First look
Texas blackout leads to swaps burnout
Some of the industry’s biggest renewables managers – including Copenhagen Infrastructure Partners, Capital Dynamics, Fengate Asset Management and Northleaf Capital Partners – are feeling the chilling impacts of the winter storm that crashed Texas’ power grid in February.
As first reported by the Financial Times (paywall), the Texas blackouts lead to a meltdown in the swaps that underpin the tax equity commitments used to finance the state’s renewables projects. In short, when the storm left wind farms unable to generate, power needed to be bought on the open market for the eye-watering price of $9,000 per MWh – sometimes for days on end – to honour swaps contracts.

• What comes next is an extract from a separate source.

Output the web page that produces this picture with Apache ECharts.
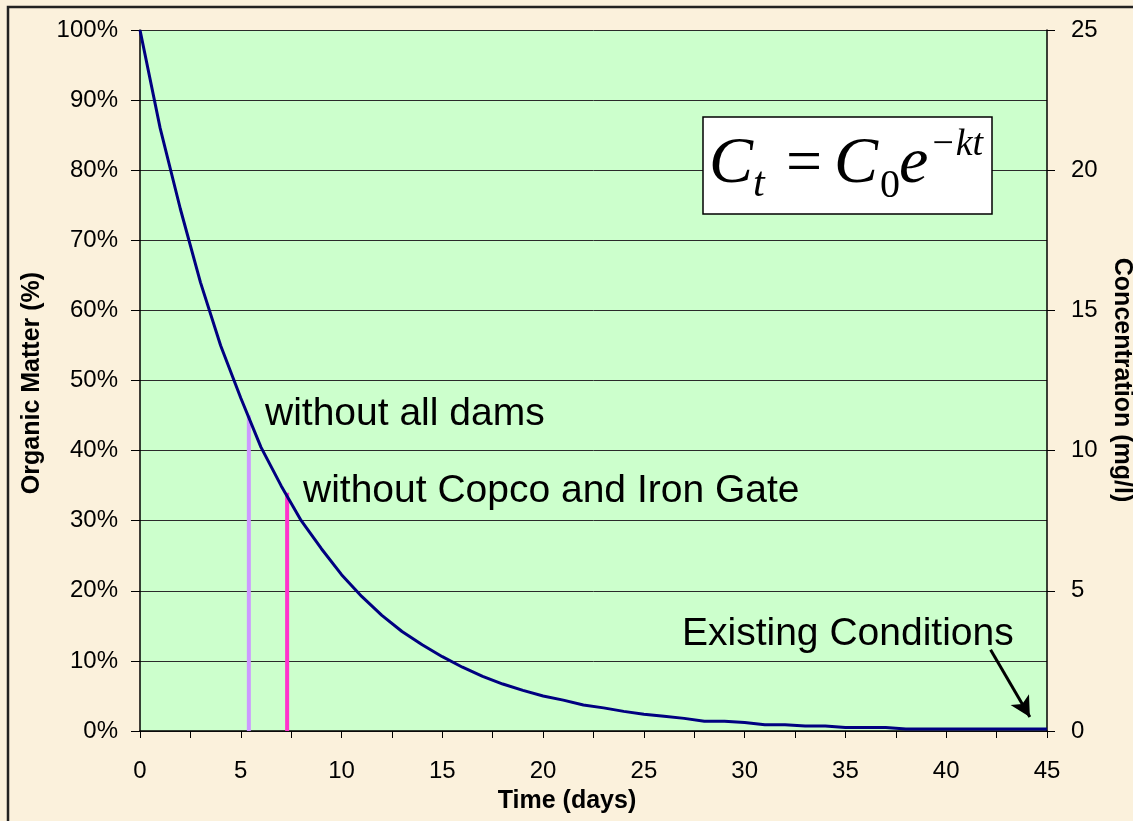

The consequences are painfully evident in the legal dispute between JPMorgan Chase and the Canadian Breaks wind farm, one of the Green Investment Group’s first US projects, now owned by Northleaf Capital Partners. The bank, a swap provider to Canadian Breaks, says it’s owed $79 million because it was forced to buy power on the open market to offset client obligations for “$8,980.45/MWh more than JPMorgan would have paid if Canadian Breaks had performed”. Canadian Breaks claims it was unable to deliver because the storm paralysed its operations. Its forecasted revenue for this year amounts to $15 million.
We wrote resiliency was the lesson to learn from the Texan debacle. Market exposure through tax-equity swaps might be another one to add.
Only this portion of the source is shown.